“Mission: Impossible – Final Reckoning”: l’ultima crociata di Tom Cruise contro il digitale

Il gran finale della saga "Mission Impossible" arriva con "Final Reckoning", un titolo che promette rivelazioni, adrenalina e chiusura epica, ma che rischia di naufragare nel mare della verbosità e della confusione narrativa

a cura della Redazione

Il film, diretto ancora una volta da Christopher McQuarrie, è tanto ambizioso quanto sbilanciato: una prima ora quasi interamente dedicata a spiegazioni, ricordi e rimandi ai capitoli precedenti, seguita da una seconda parte in cui – per fortuna – l’azione torna a dominare lo schermo.

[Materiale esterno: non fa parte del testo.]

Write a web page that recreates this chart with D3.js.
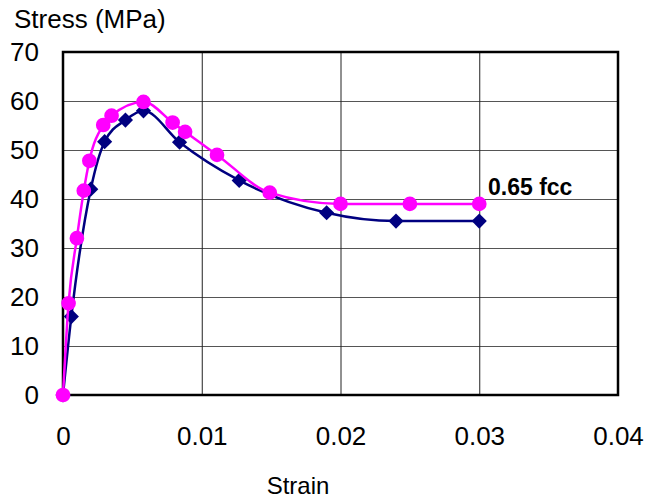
<!DOCTYPE html>
<html>
<head>
<meta charset="utf-8">
<script src="https://cdn.jsdelivr.net/npm/d3@7"></script>
<style>
  body { margin: 0; background: #fff; }
  svg { display: block; font-family: "Liberation Sans", Arial, sans-serif; }
</style>
</head>
<body>
<div id="chart"></div>
<script>
// Navy series (diamonds)
const strainA = [0, 0.0006, 0.002, 0.003, 0.0045, 0.0058, 0.0084, 0.0127, 0.019, 0.024, 0.03];
const stressA = [0, 16, 42, 51.7, 56.1, 58, 51.6, 43.8, 37.2, 35.5, 35.5];

// Magenta series (circles)
const strainB = [0, 0.0004, 0.001, 0.0015, 0.0019, 0.0029, 0.0035, 0.0058, 0.0079, 0.0088, 0.0111, 0.0149, 0.02, 0.025, 0.03];
const stressB = [0, 18.7, 32, 41.7, 47.8, 55.1, 57, 59.8, 55.6, 53.7, 49, 41.3, 39, 39, 39];

const xTicks = [0, 0.01, 0.02, 0.03, 0.04];
const yTicks = [0, 10, 20, 30, 40, 50, 60, 70];

const width = 652, height = 502;
const margin = { top: 52, right: 34, bottom: 107, left: 63 };
const w = width - margin.left - margin.right;
const h = height - margin.top - margin.bottom;

const svg = d3.select('#chart')
    .append('svg')
    .attr('width', width)
    .attr('height', height);

const x = d3.scaleLinear().domain([0, 0.04]).range([0, w]);
const y = d3.scaleLinear().domain([0, 70]).range([h, 0]);

const g = svg.append('g')
    .attr('transform', `translate(${margin.left},${margin.top})`);

// Grid lines
g.append('g')
    .call(d3.axisLeft(y).tickValues(yTicks).tickSize(-w).tickFormat(''))
    .call(s => s.select('.domain').remove())
    .selectAll('line')
    .attr('stroke', '#555')
    .attr('stroke-width', 1);

g.append('g')
    .attr('transform', `translate(0,${h})`)
    .call(d3.axisBottom(x).tickValues(xTicks).tickSize(-h).tickFormat(''))
    .call(s => s.select('.domain').remove())
    .selectAll('line')
    .attr('stroke', '#222')
    .attr('stroke-width', 1);

// Plot border
g.append('rect')
    .attr('width', w)
    .attr('height', h)
    .attr('fill', 'none')
    .attr('stroke', '#000')
    .attr('stroke-width', 2.5);

// Tick labels
g.append('g')
    .call(d3.axisLeft(y).tickValues(yTicks).tickSize(0).tickPadding(24).tickFormat(d3.format('d')))
    .call(s => s.select('.domain').remove())
    .selectAll('text')
    .attr('fill', '#000')
    .style('font-size', '26px');

g.append('g')
    .attr('transform', `translate(0,${h})`)
    .call(d3.axisBottom(x).tickValues(xTicks).tickSize(0).tickPadding(32).tickFormat(d => d === 0 ? '0' : d3.format('.2f')(d)))
    .call(s => s.select('.domain').remove())
    .selectAll('text')
    .attr('fill', '#000')
    .style('font-size', '26px');

// Series
function drawSeries(xs, ys, color, shape) {
    const pts = xs.map((v, i) => [v, ys[i]]);
    const line = d3.line()
        .x(d => x(d[0]))
        .y(d => y(d[1]))
        .curve(d3.curveMonotoneX);

    g.append('path')
        .datum(pts)
        .attr('d', line)
        .attr('fill', 'none')
        .attr('stroke', color)
        .attr('stroke-width', 2.5);

    g.append('g')
        .selectAll('path')
        .data(pts)
        .enter()
        .append('path')
        .attr('d', d3.symbol().type(shape).size(shape === d3.symbolCircle ? 170 : 115))
        .attr('transform', d => `translate(${x(d[0])},${y(d[1])})` + (shape === d3.symbolSquare ? ' rotate(45)' : ''))
        .attr('fill', color);
}

drawSeries(strainA, stressA, '#000080', d3.symbolSquare);
drawSeries(strainB, stressB, '#FF00FF', d3.symbolCircle);

// Annotation
g.append('text')
    .attr('x', 488 - margin.left)
    .attr('y', 195 - margin.top)
    .style('font-size', '23px')
    .style('font-weight', 'bold')
    .text('0.65 fcc');

// Axis titles
svg.append('text')
    .attr('x', 14)
    .attr('y', 28)
    .style('font-size', '26px')
    .text('Stress (MPa)');

svg.append('text')
    .attr('x', 298)
    .attr('y', 494)
    .attr('text-anchor', 'middle')
    .style('font-size', '24px')
    .text('Strain');
</script>
</body>
</html>
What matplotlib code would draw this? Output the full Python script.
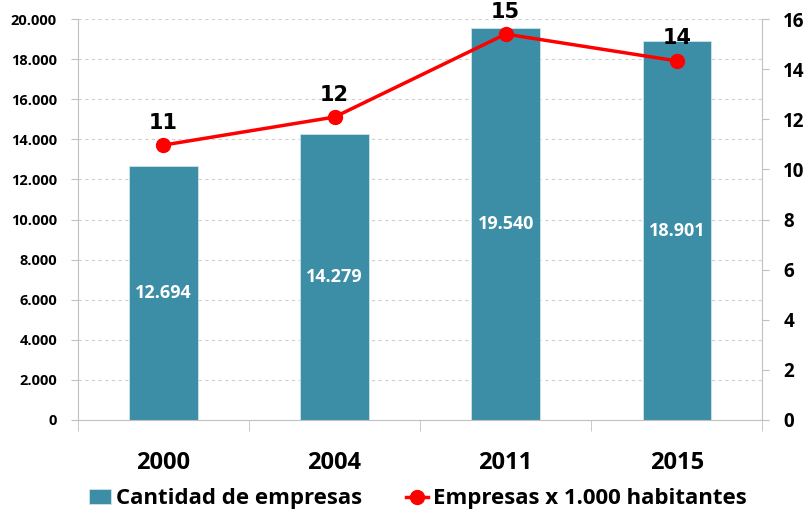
import matplotlib.pyplot as plt
from matplotlib.ticker import FuncFormatter, MultipleLocator

# datos
anios = ['2000', '2004', '2011', '2015']
empresas = [12694, 14279, 19540, 18901]
por_mil = [10.97, 12.09, 15.4, 14.33]
etiquetas_linea = ['11', '12', '15', '14']

color_barra = '#3B8EA5'
fuente = 'Open Sans'

fig = plt.figure(figsize=(8.11, 5.15), dpi=100)
ax = fig.add_axes([0.096, 0.1845, 0.844, 0.7785])
ax2 = ax.twinx()

x = range(len(anios))
barras = ax.bar(x, empresas, width=0.4, color=color_barra, edgecolor='#cfe3ea',
                linewidth=0.6, label='Cantidad de empresas', zorder=2)
for xi, v in zip(x, empresas):
    ax.text(xi, v / 2, f'{v:,}'.replace(',', '.'), ha='center', va='center',
            color='white', fontsize=13, fontweight='bold', family=fuente)

linea, = ax2.plot(x, por_mil, color='#ff0000', lw=2.5, marker='o', ms=10,
                  label='Empresas x 1.000 habitantes', zorder=3)
for xi, v, t in zip(x, por_mil, etiquetas_linea):
    ax2.annotate(t, (xi, v), xytext=(0, 9), textcoords='offset points',
                 ha='center', va='bottom', fontsize=15, fontweight='bold',
                 family='DejaVu Sans', clip_on=False)

ax.set_xlim(-0.5, 3.5)
ax.set_ylim(0, 20000)
ax2.set_ylim(0, 16)
ax.yaxis.set_major_locator(MultipleLocator(2000))
ax2.yaxis.set_major_locator(MultipleLocator(2))
ax.yaxis.set_major_formatter(FuncFormatter(lambda v, p: f'{int(v):,}'.replace(',', '.')))

ax.grid(axis='y', color='#d0d0d0', linestyle=(0, (3, 3)), lw=0.8, zorder=0)
ax.set_axisbelow(True)
ax.set_xticks(list(x))
ax.set_xticklabels(anios, fontsize=17, fontweight='bold', family=fuente)
ax.set_xticks([-0.5, 0.5, 1.5, 2.5, 3.5], minor=True)
ax.tick_params(axis='x', which='major', length=0, pad=22)
ax.tick_params(axis='x', which='minor', length=8, color='#c0c0c0')

for a in (ax, ax2):
    for s in a.spines.values():
        s.set_visible(False)
ax.spines['left'].set_visible(True)
ax.spines['left'].set_color('#c0c0c0')
ax.spines['bottom'].set_visible(True)
ax.spines['bottom'].set_color('#c0c0c0')
ax2.spines['right'].set_visible(True)
ax2.spines['right'].set_color('#c0c0c0')

ax.tick_params(axis='y', length=5, color='#c0c0c0', pad=10)
ax2.tick_params(axis='y', length=5, color='#c0c0c0', pad=10)
for lab in ax.get_yticklabels():
    lab.set_fontsize(10.5)
    lab.set_fontweight('bold')
    lab.set_family(fuente)
for lab in ax2.get_yticklabels():
    lab.set_fontsize(13.5)
    lab.set_fontweight('bold')
    lab.set_family(fuente)

fig.legend([barras, linea], ['Cantidad de empresas', 'Empresas x 1.000 habitantes'],
           loc='lower center', bbox_to_anchor=(0.515, -0.028), ncol=2, frameon=False,
           prop={'family': fuente, 'weight': 'bold', 'size': 16},
           handlelength=1.0, handletextpad=0.2, columnspacing=2.0)

fig.savefig('out.png', dpi=100)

“Tutto ha portato a questo”: ma cosa, esattamente?

La frase simbolo “Tutto ha portato a questo” echeggia come un mantra nei primi 60 minuti del film, che si rivelano più simili a una riunione di briefing che a un thriller adrenalinico. L’intento è chiaro: collegare tutte le missioni precedenti di Ethan Hunt in un’unica, gigantesca cospirazione orchestrata da una potentissima intelligenza artificiale. Ma l’esecuzione lascia a desiderare: i dialoghi sono fitti e piatti, la narrazione si annoda su sé stessa, e il ritmo fatica a decollare.

Nonostante l’enfasi, la trama si rivela troppo complicata per coinvolgere davvero. Per chi non ha fresca nella mente la storia dei sei film precedenti, Final Reckoning può risultare un labirinto opaco di nomi, sigle, missioni dimenticate e minacce digitali. Il succo, però, è semplice: un’IA minaccia la pace globale e solo Ethan Hunt può fermarla. E ovviamente, per farlo, serve una missione impossibile.

Il trionfo dell’azione

Quando l’azione finalmente esplode, Mission: Impossible torna a essere quello che il pubblico ama. La sequenza subacquea nel sottomarino è un piccolo capolavoro di regia e tensione visiva: niente dialoghi, solo immagini, esplosioni e Cruise che sfida ancora una volta la fisica e il buon senso.

Anche la scena finale, girata interamente su veri aerei senza controfigure, è tecnicamente impressionante, ma non altrettanto coinvolgente sul piano narrativo. È chiaro però che qui lo spettacolo visivo non è solo un elemento di intrattenimento: è un manifesto. Tom Cruise si propone come paladino del cinema d’azione “umano”, fatto di stunt reali e fisicità estrema, contro il trionfo degli effetti digitali.

Ethan Hunt come manifesto di Cruise

L’identificazione tra Cruise e il suo alter ego Ethan Hunt raggiunge l’apice: entrambi sono visti come salvezza dell’umanità, incarnazioni di un’idea quasi messianica di dedizione, miglioramento personale e missione superiore. Se il cristianesimo parlerebbe di un “salvatore”, la dottrina di Scientology parlerebbe di un thetan, un essere con poteri potenzialmente infiniti. E questo è il messaggio sotterraneo (ma neanche troppo) del film: ogni ostacolo può essere superato, ogni limite infranto, ogni missione portata a termine.

Una fine spettacolare… ma poco chiara

Come finale di saga, Final Reckoning è visivamente potente, ma narrativamente poco coeso. A tratti sembra più interessato a raccontare Tom Cruise che Ethan Hunt, più desideroso di celebrare una figura iconica che di offrire una vera chiusura alla storia. Eppure, resta uno spettacolo tecnicamente impressionante, che dimostra cosa può ancora fare il cinema d’azione quando al centro ci sono corpi, rischi e volontà di superarsi.